• Material provided:
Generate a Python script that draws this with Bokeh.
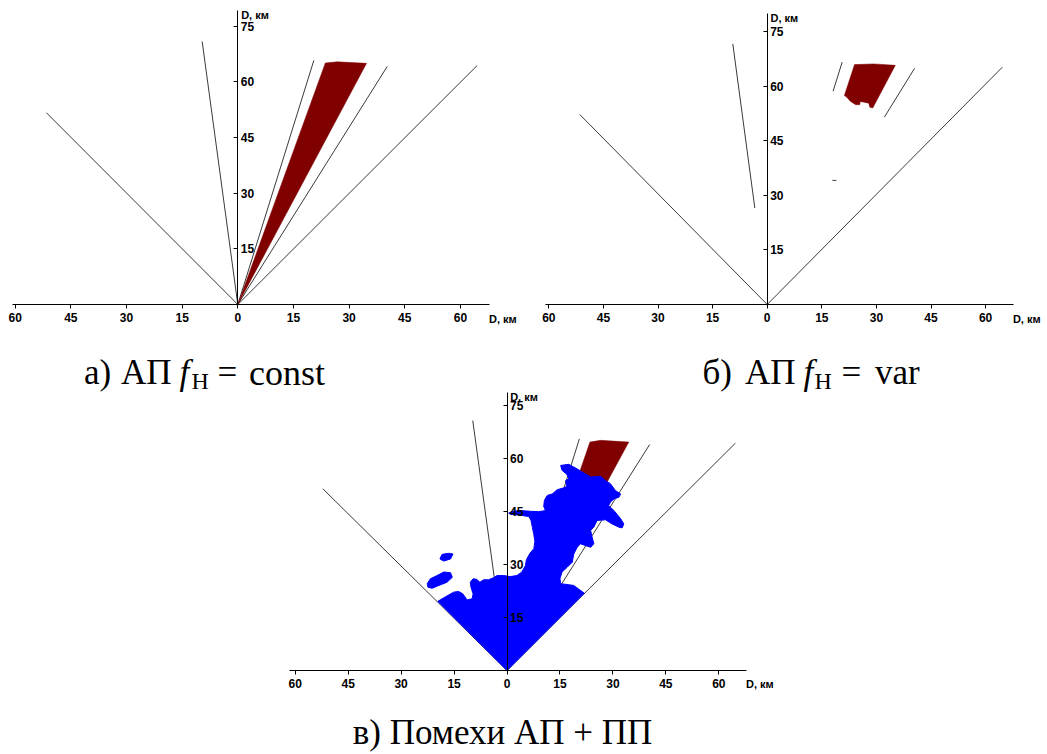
from bokeh.plotting import figure
from bokeh.models import Range1d, LinearAxis, FixedTicker
from bokeh.embed import file_html
from bokeh.resources import INLINE
from bokeh.core.properties import value

W, H = 1047, 754

# ---------------- data (km) ----------------
X_TICKS = [-60, -45, -30, -15, 0, 15, 30, 45, 60]
X_TICK_LABELS = ["60", "45", "30", "15", "0", "15", "30", "45", "60"]
Y_TICKS = [15, 30, 45, 60, 75]
Y_TICK_LABELS = ["15", "30", "45", "60", "75"]
AXIS_TITLE = "D, км"

# panel а) : beam lines from the origin and the clutter wedge
A_LINE_X = [-51.6, -9.6, 20.5, 40.3, 64.5]
A_LINE_Y = [51.7, 70.9, 65.8, 64.2, 64.4]
A_RED_X = [0.0, 23.6, 26.8, 34.7]
A_RED_Y = [0.0, 65.1, 65.4, 65.0]

# panel б)
B_LINE_X = [-51.5, 64.6]
B_LINE_Y = [52.2, 65.2]
B_SEG_X0 = [-9.45, 20.6, 40.5, 17.9]
B_SEG_Y0 = [71.6, 66.6, 64.9, 34.1]
B_SEG_X1 = [-3.4, 18.1, 32.2, 19.0]
B_SEG_Y1 = [26.5, 58.6, 51.5, 34.1]
B_RED_X = [24.0, 29.3, 35.2, 29.0, 28.2, 27.9, 25.6, 25.4, 24.3, 22.9, 21.8, 21.2]
B_RED_Y = [65.9, 66.1, 65.7, 54.0, 54.2, 55.3, 55.8, 54.9, 54.9, 55.8, 57.0, 57.4]

# panel в)
C_LINE_X = [-52.2, -9.7, 20.5, 40.4, 64.7]
C_LINE_Y = [51.5, 70.8, 65.6, 64.0, 64.4]
C_RED_X = [23.5, 26.5, 34.5, 27.6, 19.8]
C_RED_Y = [64.7, 65.2, 64.7, 52.0, 54.0]
C_BLUE_X = [0.0, -19.6, -17.9, -16.5, -15.1, -13.7, -12.5, -11.3, -9.9, -9.6, -10.2, -10.4,
            -9.6, -8.5, -7.7, -6.6, -5.2, -3.8, -2.8, -0.9, 0.9, 2.8, 4.2, 5.2, 5.5, 6.5,
            7.6, 7.9, 7.6, 7.2, 6.8, 6.2, 3.8, 1.0, 0.5, 1.5, 3.8, 6.7, 9.0, 10.9, 10.4,
            10.6, 11.4, 12.8, 14.2, 16.6, 16.9, 16.6, 17.5, 17.0, 15.6, 15.2, 17.5, 19.9,
            21.3, 23.7, 26.5, 27.9, 29.3, 30.7, 32.2, 31.7, 30.3, 29.3, 28.8, 30.3, 32.2,
            33.1, 32.6, 31.7, 29.8, 27.9, 25.5, 24.6, 23.7, 24.1, 24.6, 23.7, 22.2, 20.8,
            19.9, 18.9, 18.5, 17.1, 15.6, 15.0, 15.2, 18.9, 21.9]
C_BLUE_Y = [0.0, 19.6, 20.6, 21.4, 22.2, 22.4, 21.7, 20.0, 20.3, 21.7, 23.6, 25.0,
            26.0, 25.8, 25.0, 25.7, 25.7, 26.3, 26.9, 26.9, 26.6, 26.9, 27.9, 29.7, 31.4, 33.2,
            34.5, 36.6, 38.5, 40.5, 42.5, 43.6, 44.0, 44.2, 44.6, 45.1, 45.3, 45.1, 45.0, 45.3, 46.5,
            48.2, 49.6, 50.0, 51.2, 51.9, 52.4, 53.8, 54.3, 55.5, 56.7, 58.1, 58.4, 57.1,
            56.2, 54.8, 55.0, 53.8, 52.9, 51.0, 50.0, 49.1, 48.6, 47.7, 46.7, 45.3, 43.0,
            41.5, 40.4, 40.6, 41.5, 42.7, 42.5, 40.6, 39.7, 37.8, 35.9, 34.9, 35.4, 35.9,
            34.9, 33.0, 30.7, 29.3, 27.9, 26.0, 24.6, 24.1, 21.9]
C_BLOB1_X = [-19.0, -18.4, -16.5, -15.3, -16.0, -17.9]
C_BLOB1_Y = [31.6, 32.9, 33.2, 33.0, 31.6, 31.0]
C_BLOB2_X = [-22.6, -21.7, -19.8, -17.9, -16.0, -15.5, -17.0, -19.3, -21.2, -22.4]
C_BLOB2_Y = [24.6, 26.0, 26.9, 27.9, 27.7, 26.4, 25.0, 24.1, 23.3, 23.6]

# ---------------- layout (page pixels) ----------------
PANELS = {"a": (237.3, 304.0, 3.71), "b": (766.7, 304.0, 3.64), "c": (506.5, 670.0, 3.53)}
X_BOUNDS = {"a": (-60.8, 67.8), "b": (-60.9, 67.6), "c": (-61.5, 67.8)}
Y_TOP = {"a": 79.2, "b": 79.9, "c": 78.8}

LINE_COLOR = "#3a3a3a"
RED = "#800000"
BLUE = "#0000ff"

p = figure(width=W, height=H, x_range=Range1d(0, W), y_range=Range1d(H, 0),
           x_axis_type=None, y_axis_type=None, toolbar_location=None,
           output_backend="svg", min_border=0)
p.outline_line_color = None
p.background_fill_color = "white"
p.border_fill_color = "white"
p.grid.visible = False

for k, (ox, oy, s) in PANELS.items():
    p.extra_x_ranges["x" + k] = Range1d(-ox / s, (W - ox) / s)
    p.extra_y_ranges["y" + k] = Range1d((oy - H) / s, oy / s)

def R(k):
    return dict(x_range_name="x" + k, y_range_name="y" + k)

# panel a
p.multi_line(xs=[[0, x] for x in A_LINE_X], ys=[[0, y] for y in A_LINE_Y],
             line_color=LINE_COLOR, line_width=1, **R("a"))
p.patch(A_RED_X, A_RED_Y, fill_color=RED, line_color=RED, line_width=0.5, **R("a"))

# panel b
p.multi_line(xs=[[0, x] for x in B_LINE_X], ys=[[0, y] for y in B_LINE_Y],
             line_color=LINE_COLOR, line_width=1, **R("b"))
p.segment(x0=B_SEG_X0, y0=B_SEG_Y0, x1=B_SEG_X1, y1=B_SEG_Y1,
          line_color=LINE_COLOR, line_width=1, **R("b"))
p.patch(B_RED_X, B_RED_Y, fill_color=RED, line_color=RED, line_width=0.5, **R("b"))

# panel c
p.multi_line(xs=[[0, x] for x in C_LINE_X], ys=[[0, y] for y in C_LINE_Y],
             line_color=LINE_COLOR, line_width=1, **R("c"))
p.patch(C_RED_X, C_RED_Y, fill_color=RED, line_color=RED, line_width=0.5, **R("c"))
p.patches([C_BLUE_X, C_BLOB1_X, C_BLOB2_X], [C_BLUE_Y, C_BLOB1_Y, C_BLOB2_Y],
          fill_color=BLUE, line_color=BLUE, line_width=1, **R("c"))

for k in PANELS:
    xa = LinearAxis(fixed_location=0, bounds=X_BOUNDS[k],
                    ticker=FixedTicker(ticks=X_TICKS, minor_ticks=[]),
                    major_label_overrides=dict(zip(X_TICKS, X_TICK_LABELS)),
                    axis_line_color="black", axis_line_width=1,
                    major_tick_line_color="black", major_tick_out=4, major_tick_in=0,
                    minor_tick_line_color=None,
                    major_label_text_font="Liberation Sans",
                    major_label_text_font_style="bold",
                    major_label_text_font_size="12px",
                    major_label_text_color="black",
                    major_label_standoff=4, **R(k))
    p.add_layout(xa, "below")
    ya = LinearAxis(fixed_location=0, bounds=(0, Y_TOP[k]),
                    ticker=FixedTicker(ticks=Y_TICKS, minor_ticks=[]),
                    major_label_overrides=dict(zip(Y_TICKS, Y_TICK_LABELS)),
                    axis_line_color="black", axis_line_width=1,
                    major_tick_line_color="black", major_tick_out=0, major_tick_in=4,
                    minor_tick_line_color=None,
                    major_label_text_font="Liberation Sans",
                    major_label_text_font_style="bold",
                    major_label_text_font_size="12px",
                    major_label_text_color="black",
                    major_label_standoff=3, **R(k))
    p.add_layout(ya, "right")
    # axis titles
    p.text(x=[X_BOUNDS[k][1] - 0.1, 0.9], y=[-3.9, Y_TOP[k] - 1.3],
           text=[AXIS_TITLE, AXIS_TITLE], text_font=value("Liberation Sans"),
           text_font_style="bold", text_font_size="11px", text_color="black",
           text_align="left", text_baseline="middle", **R(k))

# captions (page pixel coordinates; y is the text centre line)
SERIF = value("Liberation Serif")
def cap(x, y, t, size="35px", style="normal", align="left"):
    p.text(x=[x], y=[y], text=[t], text_font=SERIF, text_font_size=size,
           text_font_style=style, text_color="black", text_align=align,
           text_baseline="middle")

CY_TOP = 372.0
cap(83.5, CY_TOP, "а)")
cap(120.5, CY_TOP, "АП")
cap(179.0, CY_TOP, "f", style="italic")
cap(191.0, CY_TOP + 8.0, "Н", size="24px")
cap(217.0, CY_TOP, "=")
cap(248.5, CY_TOP, "const", size="36px")

cap(702.0, CY_TOP, "б)")
cap(744.5, CY_TOP, "АП")
cap(803.0, CY_TOP, "f", style="italic")
cap(814.0, CY_TOP + 8.0, "Н", size="24px")
cap(841.0, CY_TOP, "=")
cap(874.5, CY_TOP, "var")

cap(502.0, 732.0, "в) Помехи АП + ПП", align="center")

open("out.html", "w").write(file_html(p, INLINE))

• Set exercise: Write out an exact copy of the listing, first line through the line containing "A_RED_Y = [0.0, 65.1, 65.4, 65.0]", with the pictures left out.

• Solution to this task:
Generate a Python script that draws this with Bokeh.
from bokeh.plotting import figure
from bokeh.models import Range1d, LinearAxis, FixedTicker
from bokeh.embed import file_html
from bokeh.resources import INLINE
from bokeh.core.properties import value

W, H = 1047, 754

# ---------------- data (km) ----------------
X_TICKS = [-60, -45, -30, -15, 0, 15, 30, 45, 60]
X_TICK_LABELS = ["60", "45", "30", "15", "0", "15", "30", "45", "60"]
Y_TICKS = [15, 30, 45, 60, 75]
Y_TICK_LABELS = ["15", "30", "45", "60", "75"]
AXIS_TITLE = "D, км"

# panel а) : beam lines from the origin and the clutter wedge
A_LINE_X = [-51.6, -9.6, 20.5, 40.3, 64.5]
A_LINE_Y = [51.7, 70.9, 65.8, 64.2, 64.4]
A_RED_X = [0.0, 23.6, 26.8, 34.7]
A_RED_Y = [0.0, 65.1, 65.4, 65.0]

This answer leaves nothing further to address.